Especial: Adiós, gran torero y buen amigo
Martes, 13 Dic 2016
Galapagar, España
José Carlos Arévalo | Foto: LM
La amistad no la mide el tiempo ni la distancia. De Manolo me saparaban miles de kilómetros y, todos los años, nos hablábamos sólo un par de veces por teléfono, la última hace dos semanas. Pero eramos amigos de verdad. Lo sabía él, lo sé yo. Un día nos encontramos, creo que en Pastejé. Nos miramos, cruzamos unas palabras y ya. Éramos amigos: de verdad. Pasó el tiempo y nos reencontramos como si hubiera sido ayer. La amistad no necesita palabras.
Ciertamente con los toreros –él, torero; yo, aficionado– sólo hace falta mirarse. Basta una mirada tras haber descubierto la embestida de un toro o tras la tunantería de un torero que debería haberse puesto de verdad. Los cabales se reconocen en silencio.
Luego vino la generosidad. Manolo nos abrió su casa en Aguascalientes, a mi mujer y a mí. Luego yo le abrí la mía en Madrid, a su mujer y a él. Una confesión: yo en México me siento en España y en su casa, en la mía.
Cómo no, nos unió el toro. No tuve la suerte de verle de luces, le ví en su campo, de corto. Fue en un tentadero alborotado por el viento. Y además la vaca era tan violenta como brava. Naturalmente, Manolo se cabreó en silencio: quería verla.
Cuando el torero de turno dio por terminado el trance, bajó al ruedo, pidió una muleta y abrió a la revoltosa para darle ventaja.
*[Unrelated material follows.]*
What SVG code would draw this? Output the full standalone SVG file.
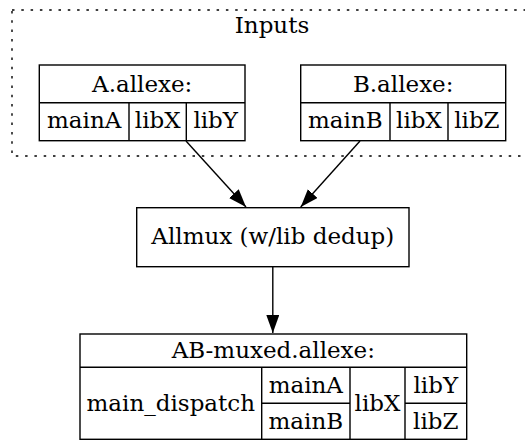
<svg xmlns="http://www.w3.org/2000/svg" width="525" height="442" viewBox="0 0 525 442">
<style>
text{font-family:"DejaVu Serif","Liberation Serif",serif;font-size:23px;fill:#000;text-anchor:middle}
.b{fill:#fff;stroke:#000;stroke-width:1.4}
.l{stroke:#000;stroke-width:1.4;fill:none}
.c{fill:none;stroke:#000;stroke-width:1.4;stroke-dasharray:2.5,6.8}
</style>
<defs>
<marker id="ah" markerUnits="userSpaceOnUse" markerWidth="20" markerHeight="16" refX="18" refY="6.5" orient="auto">
<path d="M0,0 L18,6.5 L0,13 z" fill="#000"/>
</marker>
</defs>
<g id="cluster_inputs">
<rect class="c" x="12" y="10" width="530" height="146"/>
<text x="272" y="33">Inputs</text>
</g>
<g id="A">
<rect class="b" x="39.3" y="65" width="205.7" height="75.7"/>
<path class="l" d="M39.3,102.7H245M129,102.7V140.7M186.3,102.7V140.7"/>
<text x="142.2" y="92">A.allexe:</text>
<text x="84.2" y="128">mainA</text>
<text x="157.7" y="128">libX</text>
<text x="215.7" y="128">libY</text>
</g>
<g id="B">
<rect class="b" x="300.7" y="65" width="205" height="75.7"/>
<path class="l" d="M300.7,102.7H505.7M390,102.7V140.7M448,102.7V140.7"/>
<text x="403.2" y="92">B.allexe:</text>
<text x="345.3" y="128">mainB</text>
<text x="419" y="128">libX</text>
<text x="476.9" y="128">libZ</text>
</g>
<g id="allmux">
<rect class="b" x="136.7" y="207.7" width="272.3" height="59"/>
<text x="272.8" y="244">Allmux (w/lib dedup)</text>
</g>
<g id="AB">
<rect class="b" x="80" y="334" width="386.7" height="105.3"/>
<path class="l" d="M80,367.3H466.7M261.7,367.3V439.3M350,367.3V439.3M405,367.3V439.3M261.7,403.3H350M405,403.3H466.7"/>
<text x="273.3" y="358">AB-muxed.allexe:</text>
<text x="170.8" y="411">main_dispatch</text>
<text x="305.8" y="393">mainA</text>
<text x="305.8" y="429">mainB</text>
<text x="377.5" y="411">libX</text>
<text x="435.8" y="393">libY</text>
<text x="435.8" y="429">libZ</text>
</g>
<g id="edges">
<line class="l" x1="186" y1="141" x2="246" y2="207" marker-end="url(#ah)"/>
<line class="l" x1="360" y1="141" x2="300.7" y2="207" marker-end="url(#ah)"/>
<line class="l" x1="272.8" y1="266.7" x2="272.8" y2="333" marker-end="url(#ah)"/>
</g>
</svg>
Cite de mano baja, casi con media muleta, dos cojones. Vendaval y ni un solo toque. Aguante. Y el natural mecido, hondo, casi recortado en el remate para que Eolo no se enfadase. Y luego más, cada vez más templados los naturales, más largos, más ligados, con el viento acobardado y ausente. Torerazo.
Torero, amigo, tengo el alma partida.